Whether the defense of collateral estoppel is available to a defendant in a criminal case who was not also a defendant in the prior criminal proceeding appears never to have been decided in California. In other jurisdictions, the authorities of which we are aware hold that the defense is not available. (Barnett v. Commonwealth (Ky. 1961) 348 S.W.2d 834; State v. Hentschel (1953) 98 N.H. 382 [101 A.2d 456]; United States v. Carlisi (E.D.N.Y. 1940) 32 F. Supp. 479, 483; see Commonwealth v. Quaranta (1928) 295 Pa. 264 [145 A. 89, 91]; Annot., Modern Status of Doctrine of Res Judicata in Criminal Cases, 9 A.L.R.3d 203.) Our research discloses only two criminal cases in this state since Bernhard wherein the defense of collateral estoppel was urged in the absence of such mutuality, and in both cases the defense was refused. (People v. Collins (1966) 242 Cal. App. 2d 626, 634 [51 Cal. Rptr. 604]; People v. Uptgraft (1970) 8 Cal. App. 3d Supp. 1 [87 Cal. Rptr. 459].) Moreover, in Zeitlin v. Arnebergh (1963) 59 Cal. 2d 901 [31 Cal. Rptr. 800, 383 P.2d 152], the Supreme Court appears, at least, to have assumed that an adjudication of nonobscenity of a book in a criminal prosecution would not collaterally estop the People from thereafter prosecuting a different bookseller for the sale of the same book. The opinion, at page 907, states: "If ... a verdict expresses a determination that the material is not obscene the city attorney is still free to prosecute another bookseller for selling the same publication. If a criminal verdict ... operates primarily within a particular county to ban the book in the case of guilt, or to encourage its sale in the case of innocence, an opposite result might readily obtain in another county." In State v. Hentschel (1953) 98 N.H. 382 [101 A.2d 456], it was held that the prior acquittal of a distributor of an alleged obscene magazine based upon a determination that it was not obscene did not collaterally estop the state from prosecuting another person who allegedly possessed with intent to sell the same magazine.

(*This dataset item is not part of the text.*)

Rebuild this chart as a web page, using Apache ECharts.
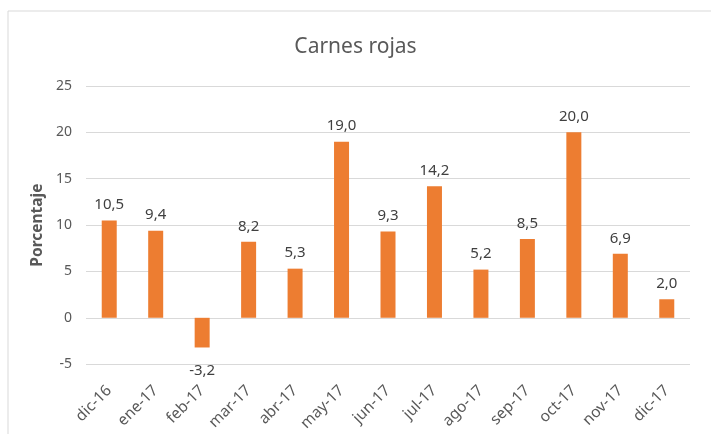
<!DOCTYPE html>
<html>
<head>
<meta charset="utf-8">
<script src="https://cdn.jsdelivr.net/npm/echarts@6/dist/echarts.min.js"></script>
<style>
  html, body { margin: 0; padding: 0; background: #fff; }
  #chart { width: 711px; height: 434px; }
</style>
</head>
<body>
<div id="chart"></div>
<script>
const months = ['dic-16', 'ene-17', 'feb-17', 'mar-17', 'abr-17', 'may-17', 'jun-17',
  'jul-17', 'ago-17', 'sep-17', 'oct-17', 'nov-17', 'dic-17'];
const values = [10.5, 9.4, -3.2, 8.2, 5.3, 19.0, 9.3, 14.2, 5.2, 8.5, 20.0, 6.9, 2.0];
const yTicks = { min: -5, max: 25, interval: 5 };

const font = '"Noto Sans", sans-serif';
const chart = echarts.init(document.getElementById('chart'));

// negative values get their label under the bar
const barData = values.map(v => ({
  value: v,
  label: v < 0 ? { position: 'bottom', distance: 16 } : { position: 'top', distance: 8 }
}));

chart.setOption({
  animation: false,
  graphic: [{
    type: 'rect',
    shape: { x: 8, y: 11, width: 740, height: 460 },
    style: { fill: 'none', stroke: '#D9D9D9', lineWidth: 1 },
    silent: true
  }],
  title: {
    text: 'Carnes rojas',
    left: 'center',
    top: 32,
    textStyle: { color: '#595959', fontSize: 21, fontWeight: 'normal', fontFamily: font }
  },
  grid: { left: 86, right: 21, top: 86, bottom: 69 },
  xAxis: {
    type: 'category',
    data: months,
    axisLine: { show: false, onZero: false },
    axisTick: { show: false },
    axisLabel: {
      rotate: 45,
      color: '#595959',
      fontSize: 15.5,
      fontFamily: font,
      margin: 24
    }
  },
  yAxis: {
    type: 'value',
    min: yTicks.min,
    max: yTicks.max,
    interval: yTicks.interval,
    name: 'Porcentaje',
    nameLocation: 'middle',
    nameGap: 38,
    nameTextStyle: { color: '#595959', fontSize: 15.5, fontWeight: 'bold', fontFamily: font },
    axisLine: { show: false },
    axisTick: { show: false },
    axisLabel: { color: '#595959', fontSize: 14, fontFamily: font, margin: 14 },
    splitLine: { lineStyle: { color: '#D9D9D9', width: 1 } }
  },
  series: [{
    type: 'bar',
    data: barData,
    barWidth: 15,
    itemStyle: { color: '#ED7D31' },
    label: {
      show: true,
      color: '#404040',
      fontSize: 15,
      fontFamily: font,
      formatter: p => p.value.toFixed(1).replace('.', ',')
    }
  }]
});
</script>
</body>
</html>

[3] We are of the opinion that the present case is analogous to the situations considered in Price v. Atchison, T. & S.F. Ry. Co., supra, and Nevarov v. Caldwell, supra, and should be controlled by the decisions therein. In the enforcement of laws against obscenity, multiple and successive prosecutions of different defendants based upon the sale or exhibition of the same book or film will naturally occur. If the People are successful in one [25 Cal. App. 3d Supp. 57] or a dozen or more of such prosecutions, they cannot use those convictions against other defendants who sell or exhibit the same material. If one defendant succeeds in obtaining an adjudication of nonobscenity, the public policy of this state should not be to preclude the People from prosecuting other defendants. Application of the defense of collateral estoppel in such situations would produce anomalous results, would not serve the objective of preventing a defendant from being harassed or twice vexed by litigation, and would not accord sufficient consideration to the public interest in the enforcement of laws against obscenity. (Cf. People v. Barnes (1966) 240 Cal. App. 2d 428 [49 Cal. Rptr. 470]; Sanderson v. Niemann (1941) 17 Cal. 2d 563 [110 P.2d 1025]; Kellett v. Superior Court (1966) 63 Cal. 2d 822, 828 [48 Cal. Rptr. 366, 409 P.2d 206].)

Defendants' contention that dismissal of the present proceeding was required under the rule of Auto Equity Sales, Inc. v. Superior Court (1962) 57 Cal. 2d 450 [20 Cal. Rptr. 321, 369 P.2d 937], is without merit.

The order of dismissal is reversed.

Zack, J., concurred.

WONG, J.

While I fully concur with Judge Katz's opinion, I believe that there is yet another reason why it is unnecessary to extend the doctrine of collateral estoppel in order to prevent vexatious criminal proceedings or to curb overzealous prosecutors. Whenever a trial court is of the opinion that it would be unfair to require a criminal defendant to proceed to trial in connection with obscenity charges based upon a particular book, magazine or motion picture, the nonobscene character of which had been established in prior legal proceedings, the trial court has the power to dismiss the criminal charges in furtherance of justice under Penal Code section 1385. The discretion granted to trial courts by this statute is as broad, if not broader than any that could be granted under the doctrine of collateral estoppel.